Reproduce nothing but the lines from the start of the material through the line that includes "const il1betaPValues = ['p= 0.11', 'p= 0.008'];", both ends included, and omit every picture.
* * *
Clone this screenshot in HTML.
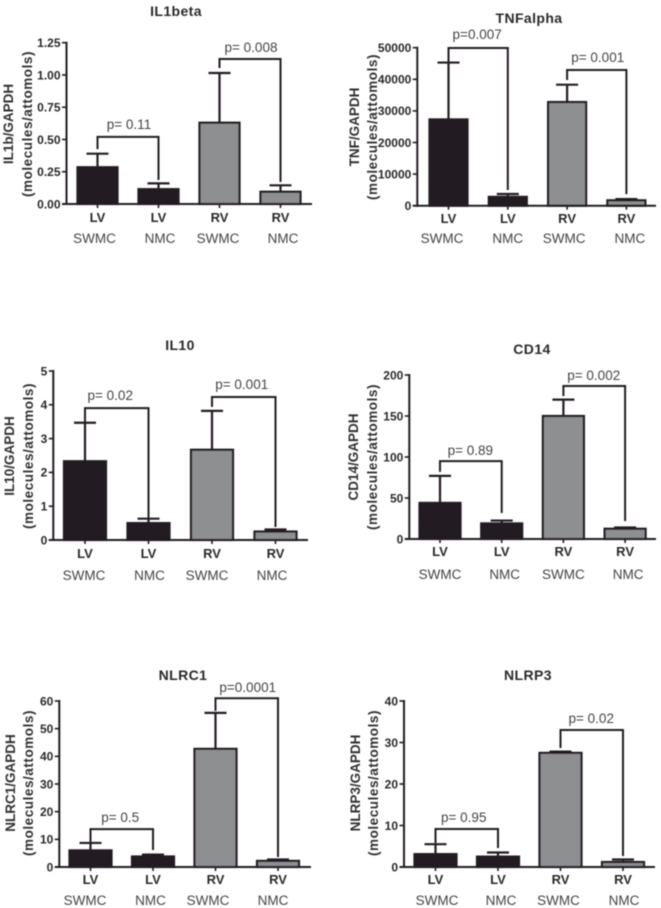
<!DOCTYPE html>
<html lang="en">
<head>
<meta charset="utf-8">
<title>Cytokine expression bar charts</title>
<style>
html,body{margin:0;padding:0;background:#fff;width:661px;height:908px;overflow:hidden}
svg{display:block}
text{font-family:"Liberation Sans",sans-serif}
</style>
</head>
<body>
<svg id="figure" xmlns="http://www.w3.org/2000/svg" width="661" height="908" viewBox="0 0 661 908">
<defs><filter id="soft" x="-2%" y="-2%" width="104%" height="104%"><feGaussianBlur stdDeviation="0.4"/></filter></defs>
<rect width="661" height="908" fill="#fff"/>
<g id="root" filter="url(#soft)"></g>
</svg>
<script>
const regions = ['LV', 'LV', 'RV', 'RV'];
const groups = ['SWMC', 'NMC', 'SWMC', 'NMC'];

const il1betaTicks = ['0.00', '0.25', '0.50', '0.75', '1.00', '1.25'];
const il1betaMeans = [0.285, 0.115, 0.63, 0.095];
const il1betaErrors = [0.39, 0.16, 1.015, 0.145];
const il1betaBrackets = [0.52, 1.124];
const il1betaPValues = ['p= 0.11', 'p= 0.008'];

const tnfTicks = ['0', '10000', '20000', '30000', '40000', '50000'];
const tnfMeans = [27300, 2800, 32800, 1700];
const tnfErrors = [45300, 3700, 38300, 2100];
const tnfBrackets = [49900, 42950];
const tnfPValues = ['p=0.007', 'p= 0.001'];

const il10Ticks = ['0', '1', '2', '3', '4', '5'];
const il10Means = [2.33, 0.5, 2.67, 0.25];
const il10Errors = [3.47, 0.63, 3.82, 0.31];
const il10Brackets = [3.9, 4.23];
const il10PValues = ['p= 0.02', 'p= 0.001'];

const cd14Ticks = ['0', '50', '100', '150', '200'];
const cd14Means = [44, 19, 150, 12.5];
const cd14Errors = [77, 22.5, 170, 14];
const cd14Brackets = [95, 186.6];
const cd14PValues = ['p= 0.89', 'p= 0.002'];

const nlrc1Ticks = ['0', '10', '20', '30', '40', '50', '60'];
const nlrc1Means = [6, 3.8, 42.7, 2.2];
const nlrc1Errors = [8.7, 4.5, 55.7, 2.7];
const nlrc1Brackets = [13.7, 61];
const nlrc1PValues = ['p= 0.5', 'p=0.0001'];

const nlrp3Ticks = ['0', '10', '20', '30', '40'];
const nlrp3Means = [3.1, 2.5, 27.5, 1.2];
const nlrp3Errors = [5.5, 3.5, 27.8, 1.8];
const nlrp3Brackets = [9.15, 33];
const nlrp3PValues = ['p= 0.95', 'p= 0.02'];

const NS = 'http://www.w3.org/2000/svg';
const INK = '#231f20';
const GREY = '#8d8f91';

function shape(parent, tag, attrs, content) {
  const el = document.createElementNS(NS, tag);
  for (const k in attrs) el.setAttribute(k, attrs[k]);
  if (content !== undefined) el.textContent = content;
  parent.appendChild(el);
  return el;
}

function drawPanel(c) {
  const root = document.getElementById('root');
  const g = shape(root, 'g', {});
  
  

  const maxTick = parseFloat(c.ticks[c.ticks.length - 1]);
  const y = v => c.y0 - (v / maxTick) * (c.y0 - c.yTop);
  const x = i => c.first + i * c.step;

  const title = shape(g, 'text', {x: c.titleX, y: c.titleY, 'text-anchor': 'middle', 'font-size': 14, 'font-weight': 'bold', fill: '#2b2b2b', 'letter-spacing': '.4'}, c.title);
  
  

  const yt1 = shape(g, 'text', {transform: 'translate(' + c.ytX1 + ',' + c.ytY + ') rotate(-90)', 'text-anchor': 'middle', 'font-size': 13.5, 'font-weight': 'bold', fill: '#333'}, c.yLabel);
  
  

  const yt2 = shape(g, 'text', {transform: 'translate(' + c.ytX2 + ',' + c.ytY + ') rotate(-90)', 'text-anchor': 'middle', 'font-size': 13.5, 'font-weight': 'bold', fill: '#333', 'letter-spacing': '.55'}, '(molecules/attomols)');
  
  

  c.means.forEach((m, i) => {
    const top = y(m);
    const stem = shape(g, 'line', {x1: x(i), x2: x(i), y1: top, y2: y(c.errors[i]), stroke: INK, 'stroke-width': 2.2});
    
    

    const cap = shape(g, 'line', {x1: x(i) - 11, x2: x(i) + 11, y1: y(c.errors[i]), y2: y(c.errors[i]), stroke: INK, 'stroke-width': 2.2});
    
    

    const bar = shape(g, 'rect', {x: x(i) - c.barW / 2, y: top, width: c.barW, height: c.y0 - top, fill: i < 2 ? INK : GREY, stroke: INK, 'stroke-width': 2.2});
    
    

    const tick = shape(g, 'line', {x1: x(i), x2: x(i), y1: c.y0, y2: c.y0 + 4, stroke: INK, 'stroke-width': 1.6});
    
    

    const region = shape(g, 'text', {x: x(i), y: c.regionY, 'text-anchor': 'middle', 'font-size': 13, 'font-weight': 'bold', fill: '#2b2b2b'}, regions[i]);
    
    

    const grp = shape(g, 'text', {x: x(i) + c.groupDx[i], y: c.groupY, 'text-anchor': 'middle', 'font-size': 13.5, fill: '#444'}, groups[i]);
    
    
  });

  const yAxis = shape(g, 'line', {x1: c.axisX, x2: c.axisX, y1: y(maxTick) - 1, y2: c.y0 + 1, stroke: INK, 'stroke-width': 2});
  
  

  const xAxis = shape(g, 'line', {x1: c.axisX - 4.5, x2: c.axisEnd, y1: c.y0, y2: c.y0, stroke: INK, 'stroke-width': 2});
  
  

  c.ticks.forEach((t, i) => {
    const ty = y(parseFloat(t));
    const tick = shape(g, 'line', {x1: c.axisX - 4.5, x2: c.axisX, y1: ty, y2: ty, stroke: INK, 'stroke-width': 1.6});
    
    

    const label = shape(g, 'text', {x: c.axisX - 6, y: ty + 4.3, 'text-anchor': 'end', 'font-size': 12, 'font-weight': 'bold', fill: '#2b2b2b'}, t);
    
    
  });

  c.brackets.forEach((value, b) => {
    const l = b * 2, r = b * 2 + 1;
    const top = y(value);
    const d = 'M' + x(l) + ' ' + (y(c.errors[l]) - c.legGaps[l]) +
              'V' + top + 'H' + x(r) + 'V' + (y(c.errors[r]) - c.legGaps[r]);
    const path = shape(g, 'path', {d: d, fill: 'none', stroke: INK, 'stroke-width': 2});
    
    

    const p = shape(g, 'text', {x: (x(l) + x(r)) / 2 + c.pDx[b], y: top - c.pDy[b], 'text-anchor': 'middle', 'font-size': 13.5, fill: '#444'}, c.pValues[b]);
    
    
  });
}

drawPanel({id: 'il1beta', title: 'IL1beta', yLabel: 'IL1b/GAPDH', ticks: il1betaTicks, means: il1betaMeans, errors: il1betaErrors, brackets: il1betaBrackets, pValues: il1betaPValues,
  axisX: 66.5, axisEnd: 312, y0: 204, yTop: 42.7, first: 97.5, step: 61, barW: 40, titleX: 176, titleY: 16, ytX1: 13, ytX2: 32, ytY: 124, regionY: 222, groupY: 243,
  groupDx: [-3, 1.5, -1.5, 2.5], legGaps: [4.5, 3.4, 5, 3.3], pDx: [1, 1], pDy: [8, 7]});

drawPanel({id: 'tnfalpha', title: 'TNFalpha', yLabel: 'TNF/GAPDH', ticks: tnfTicks, means: tnfMeans, errors: tnfErrors, brackets: tnfBrackets, pValues: tnfPValues,
  axisX: 417.3, axisEnd: 656, y0: 205.7, yTop: 47.7, first: 448.5, step: 59.3, barW: 38, titleX: 529, titleY: 23, ytX1: 359, ytX2: 377, ytY: 127, regionY: 223, groupY: 243,
  groupDx: [-6.5, 0, -3, 3.5], legGaps: [0, 4, 4.7, 5], pDx: [-1, 1], pDy: [9, 8]});

drawPanel({id: 'il10', title: 'IL10', yLabel: 'IL10/GAPDH', ticks: il10Ticks, means: il10Means, errors: il10Errors, brackets: il10Brackets, pValues: il10PValues,
  axisX: 53.3, axisEnd: 308, y0: 540, yTop: 371, first: 85, step: 63.5, barW: 42, titleX: 180, titleY: 350, ytX1: 14, ytX2: 33, ytY: 456, regionY: 558, groupY: 580,
  groupDx: [-1, 1, -5, -3.5], legGaps: [0, 0, 4, 2.5], pDx: [-6.5, -2], pDy: [8, 8]});

drawPanel({id: 'cd14', title: 'CD14', yLabel: 'CD14/GAPDH', ticks: cd14Ticks, means: cd14Means, errors: cd14Errors, brackets: cd14Brackets, pValues: cd14PValues,
  axisX: 409.3, axisEnd: 656, y0: 539, yTop: 375, first: 440, step: 61.7, barW: 41, titleX: 532, titleY: 354, ytX1: 358, ytX2: 377, ytY: 457, regionY: 556, groupY: 579,
  groupDx: [0, 3, 0, 3], legGaps: [4, 7.6, 3.6, 6.5], pDx: [-0.5, -0.5], pDy: [6, 6]});

drawPanel({id: 'nlrc1', title: 'NLRC1', yLabel: 'NLRC1/GAPDH', ticks: nlrc1Ticks, means: nlrc1Means, errors: nlrc1Errors, brackets: nlrc1Brackets, pValues: nlrc1PValues,
  axisX: 59.3, axisEnd: 311, y0: 867, yTop: 701, first: 90.5, step: 62.5, barW: 42, titleX: 183, titleY: 680, ytX1: 15, ytX2: 33, ytY: 783, regionY: 884, groupY: 905,
  groupDx: [-5.5, -2.5, -7.5, -5], legGaps: [1, 4.5, 2, 2.5], pDx: [-1.5, 1], pDy: [7, 6]});

drawPanel({id: 'nlrp3', title: 'NLRP3', yLabel: 'NLRP3/GAPDH', ticks: nlrp3Ticks, means: nlrp3Means, errors: nlrp3Errors, brackets: nlrp3Brackets, pValues: nlrp3PValues,
  axisX: 404, axisEnd: 655, y0: 867, yTop: 701, first: 435.5, step: 62.5, barW: 42, titleX: 528, titleY: 680, ytX1: 360, ytX2: 378, ytY: 783, regionY: 884, groupY: 905,
  groupDx: [1.5, 3, -2, 1], legGaps: [1, 4.5, 3.6, 3.5], pDx: [-3, -0.5], pDy: [7, 7]});
</script>
</body>
</html>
* * *
* Response for this exercise:
Clone this screenshot in HTML.
<!DOCTYPE html>
<html lang="en">
<head>
<meta charset="utf-8">
<title>Cytokine expression bar charts</title>
<style>
html,body{margin:0;padding:0;background:#fff;width:661px;height:908px;overflow:hidden}
svg{display:block}
text{font-family:"Liberation Sans",sans-serif}
</style>
</head>
<body>
<svg id="figure" xmlns="http://www.w3.org/2000/svg" width="661" height="908" viewBox="0 0 661 908">
<defs><filter id="soft" x="-2%" y="-2%" width="104%" height="104%"><feGaussianBlur stdDeviation="0.4"/></filter></defs>
<rect width="661" height="908" fill="#fff"/>
<g id="root" filter="url(#soft)"></g>
</svg>
<script>
const regions = ['LV', 'LV', 'RV', 'RV'];
const groups = ['SWMC', 'NMC', 'SWMC', 'NMC'];

const il1betaTicks = ['0.00', '0.25', '0.50', '0.75', '1.00', '1.25'];
const il1betaMeans = [0.285, 0.115, 0.63, 0.095];
const il1betaErrors = [0.39, 0.16, 1.015, 0.145];
const il1betaBrackets = [0.52, 1.124];
const il1betaPValues = ['p= 0.11', 'p= 0.008'];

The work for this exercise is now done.